__Data__
========================================
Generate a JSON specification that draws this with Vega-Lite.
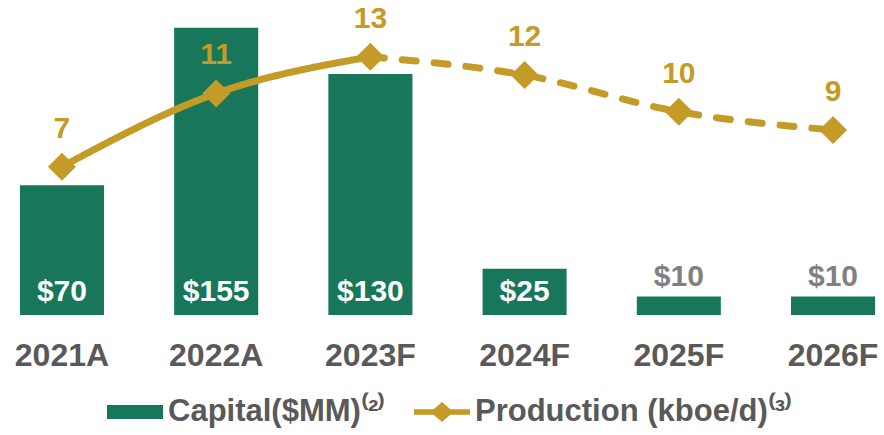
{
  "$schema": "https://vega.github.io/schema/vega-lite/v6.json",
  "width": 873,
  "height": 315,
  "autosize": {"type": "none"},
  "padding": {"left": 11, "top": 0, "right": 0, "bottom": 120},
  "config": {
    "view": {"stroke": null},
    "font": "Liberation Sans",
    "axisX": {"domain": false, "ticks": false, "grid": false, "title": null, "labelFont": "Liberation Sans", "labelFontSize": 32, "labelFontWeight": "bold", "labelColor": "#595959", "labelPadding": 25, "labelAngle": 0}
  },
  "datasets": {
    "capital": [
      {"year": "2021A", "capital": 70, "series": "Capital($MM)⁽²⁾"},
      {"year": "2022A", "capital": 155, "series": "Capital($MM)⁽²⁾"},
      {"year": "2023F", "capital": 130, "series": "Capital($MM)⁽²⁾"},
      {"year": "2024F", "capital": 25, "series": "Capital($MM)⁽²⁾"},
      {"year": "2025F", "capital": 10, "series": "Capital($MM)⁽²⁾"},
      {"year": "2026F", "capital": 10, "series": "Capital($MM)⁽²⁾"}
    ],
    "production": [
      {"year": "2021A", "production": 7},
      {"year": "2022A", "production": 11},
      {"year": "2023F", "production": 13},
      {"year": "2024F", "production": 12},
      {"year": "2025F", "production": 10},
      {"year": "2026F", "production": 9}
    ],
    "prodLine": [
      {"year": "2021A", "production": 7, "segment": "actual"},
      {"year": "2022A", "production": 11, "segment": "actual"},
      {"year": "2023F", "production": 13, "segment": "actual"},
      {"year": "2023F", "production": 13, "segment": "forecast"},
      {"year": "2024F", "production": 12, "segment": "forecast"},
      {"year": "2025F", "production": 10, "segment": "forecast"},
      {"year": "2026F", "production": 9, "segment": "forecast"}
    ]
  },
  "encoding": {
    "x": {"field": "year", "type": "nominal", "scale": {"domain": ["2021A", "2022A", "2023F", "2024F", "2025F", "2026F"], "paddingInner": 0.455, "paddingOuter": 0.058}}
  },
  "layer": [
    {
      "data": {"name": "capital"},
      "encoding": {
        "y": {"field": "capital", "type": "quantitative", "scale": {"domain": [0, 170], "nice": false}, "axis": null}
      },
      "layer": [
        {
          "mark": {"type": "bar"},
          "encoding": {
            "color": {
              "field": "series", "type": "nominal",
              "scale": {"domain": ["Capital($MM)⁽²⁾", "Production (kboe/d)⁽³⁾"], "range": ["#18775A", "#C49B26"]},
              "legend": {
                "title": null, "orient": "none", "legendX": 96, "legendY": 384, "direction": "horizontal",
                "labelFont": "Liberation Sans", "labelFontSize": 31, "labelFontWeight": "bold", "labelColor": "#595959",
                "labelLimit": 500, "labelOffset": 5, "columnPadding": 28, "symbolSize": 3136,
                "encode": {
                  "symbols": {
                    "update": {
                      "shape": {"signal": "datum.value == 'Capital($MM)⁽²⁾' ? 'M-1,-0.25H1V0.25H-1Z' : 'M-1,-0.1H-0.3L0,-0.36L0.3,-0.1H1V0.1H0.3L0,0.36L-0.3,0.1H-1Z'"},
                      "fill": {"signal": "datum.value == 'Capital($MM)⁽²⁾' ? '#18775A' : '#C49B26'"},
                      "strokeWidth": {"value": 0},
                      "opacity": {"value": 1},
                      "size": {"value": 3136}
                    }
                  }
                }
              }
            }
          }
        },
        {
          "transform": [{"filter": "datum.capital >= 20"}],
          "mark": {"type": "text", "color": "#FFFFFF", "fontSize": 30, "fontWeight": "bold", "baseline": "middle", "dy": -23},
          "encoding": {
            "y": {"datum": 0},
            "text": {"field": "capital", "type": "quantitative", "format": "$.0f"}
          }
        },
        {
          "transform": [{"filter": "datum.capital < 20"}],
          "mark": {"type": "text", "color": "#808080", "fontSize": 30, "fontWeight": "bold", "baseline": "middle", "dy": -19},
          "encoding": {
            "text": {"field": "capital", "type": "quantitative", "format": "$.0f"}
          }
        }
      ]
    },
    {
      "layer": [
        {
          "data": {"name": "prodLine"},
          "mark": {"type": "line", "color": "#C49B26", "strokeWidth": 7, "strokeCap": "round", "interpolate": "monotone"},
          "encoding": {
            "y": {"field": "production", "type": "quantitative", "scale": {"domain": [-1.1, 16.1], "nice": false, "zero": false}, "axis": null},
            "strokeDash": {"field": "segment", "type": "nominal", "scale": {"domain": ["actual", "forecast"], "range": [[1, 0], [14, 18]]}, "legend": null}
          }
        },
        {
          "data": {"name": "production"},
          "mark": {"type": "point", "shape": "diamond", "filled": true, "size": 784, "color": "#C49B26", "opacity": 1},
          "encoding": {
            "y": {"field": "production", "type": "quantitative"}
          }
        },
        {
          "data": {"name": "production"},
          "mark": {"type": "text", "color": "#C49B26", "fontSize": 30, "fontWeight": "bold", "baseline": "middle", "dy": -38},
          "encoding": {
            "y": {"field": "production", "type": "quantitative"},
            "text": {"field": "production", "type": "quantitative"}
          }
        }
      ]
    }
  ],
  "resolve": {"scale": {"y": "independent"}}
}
========================================
__Directive__
Reproduce each line exactly, please, except for any pictures.

__Result of the task__
Generate a JSON specification that draws this with Vega-Lite.
{
  "$schema": "https://vega.github.io/schema/vega-lite/v6.json",
  "width": 873,
  "height": 315,
  "autosize": {"type": "none"},
  "padding": {"left": 11, "top": 0, "right": 0, "bottom": 120},
  "config": {
    "view": {"stroke": null},
    "font": "Liberation Sans",
    "axisX": {"domain": false, "ticks": false, "grid": false, "title": null, "labelFont": "Liberation Sans", "labelFontSize": 32, "labelFontWeight": "bold", "labelColor": "#595959", "labelPadding": 25, "labelAngle": 0}
  },
  "datasets": {
    "capital": [
      {"year": "2021A", "capital": 70, "series": "Capital($MM)⁽²⁾"},
      {"year": "2022A", "capital": 155, "series": "Capital($MM)⁽²⁾"},
      {"year": "2023F", "capital": 130, "series": "Capital($MM)⁽²⁾"},
      {"year": "2024F", "capital": 25, "series": "Capital($MM)⁽²⁾"},
      {"year": "2025F", "capital": 10, "series": "Capital($MM)⁽²⁾"},
      {"year": "2026F", "capital": 10, "series": "Capital($MM)⁽²⁾"}
    ],
    "production": [
      {"year": "2021A", "production": 7},
      {"year": "2022A", "production": 11},
      {"year": "2023F", "production": 13},
      {"year": "2024F", "production": 12},
      {"year": "2025F", "production": 10},
      {"year": "2026F", "production": 9}
    ],
    "prodLine": [
      {"year": "2021A", "production": 7, "segment": "actual"},
      {"year": "2022A", "production": 11, "segment": "actual"},
      {"year": "2023F", "production": 13, "segment": "actual"},
      {"year": "2023F", "production": 13, "segment": "forecast"},
      {"year": "2024F", "production": 12, "segment": "forecast"},
      {"year": "2025F", "production": 10, "segment": "forecast"},
      {"year": "2026F", "production": 9, "segment": "forecast"}
    ]
  },
  "encoding": {
    "x": {"field": "year", "type": "nominal", "scale": {"domain": ["2021A", "2022A", "2023F", "2024F", "2025F", "2026F"], "paddingInner": 0.455, "paddingOuter": 0.058}}
  },
  "layer": [
    {
      "data": {"name": "capital"},
      "encoding": {
        "y": {"field": "capital", "type": "quantitative", "scale": {"domain": [0, 170], "nice": false}, "axis": null}
      },
      "layer": [
        {
          "mark": {"type": "bar"},
          "encoding": {
            "color": {
              "field": "series", "type": "nominal",
              "scale": {"domain": ["Capital($MM)⁽²⁾", "Production (kboe/d)⁽³⁾"], "range": ["#18775A", "#C49B26"]},
              "legend": {
                "title": null, "orient": "none", "legendX": 96, "legendY": 384, "direction": "horizontal",
                "labelFont": "Liberation Sans", "labelFontSize": 31, "labelFontWeight": "bold", "labelColor": "#595959",
                "labelLimit": 500, "labelOffset": 5, "columnPadding": 28, "symbolSize": 3136,
                "encode": {
                  "symbols": {
                    "update": {
                      "shape": {"signal": "datum.value == 'Capital($MM)⁽²⁾' ? 'M-1,-0.25H1V0.25H-1Z' : 'M-1,-0.1H-0.3L0,-0.36L0.3,-0.1H1V0.1H0.3L0,0.36L-0.3,0.1H-1Z'"},
                      "fill": {"signal": "datum.value == 'Capital($MM)⁽²⁾' ? '#18775A' : '#C49B26'"},
                      "strokeWidth": {"value": 0},
                      "opacity": {"value": 1},
                      "size": {"value": 3136}
                    }
                  }
                }
              }
            }
          }
        },
        {
          "transform": [{"filter": "datum.capital >= 20"}],
          "mark": {"type": "text", "color": "#FFFFFF", "fontSize": 30, "fontWeight": "bold", "baseline": "middle", "dy": -23},
          "encoding": {
            "y": {"datum": 0},
            "text": {"field": "capital", "type": "quantitative", "format": "$.0f"}
          }
        },
        {
          "transform": [{"filter": "datum.capital < 20"}],
          "mark": {"type": "text", "color": "#808080", "fontSize": 30, "fontWeight": "bold", "baseline": "middle", "dy": -19},
          "encoding": {
            "text": {"field": "capital", "type": "quantitative", "format": "$.0f"}
          }
        }
      ]
    },
    {
      "layer": [
        {
          "data": {"name": "prodLine"},
          "mark": {"type": "line", "color": "#C49B26", "strokeWidth": 7, "strokeCap": "round", "interpolate": "monotone"},
          "encoding": {
            "y": {"field": "production", "type": "quantitative", "scale": {"domain": [-1.1, 16.1], "nice": false, "zero": false}, "axis": null},
            "strokeDash": {"field": "segment", "type": "nominal", "scale": {"domain": ["actual", "forecast"], "range": [[1, 0], [14, 18]]}, "legend": null}
          }
        },
        {
          "data": {"name": "production"},
          "mark": {"type": "point", "shape": "diamond", "filled": true, "size": 784, "color": "#C49B26", "opacity": 1},
          "encoding": {
            "y": {"field": "production", "type": "quantitative"}
          }
        },
        {
          "data": {"name": "production"},
          "mark": {"type": "text", "color": "#C49B26", "fontSize": 30, "fontWeight": "bold", "baseline": "middle", "dy": -38},
          "encoding": {
            "y": {"field": "production", "type": "quantitative"},
            "text": {"field": "production", "type": "quantitative"}
          }
        }
      ]
    }
  ],
  "resolve": {"scale": {"y": "independent"}}
}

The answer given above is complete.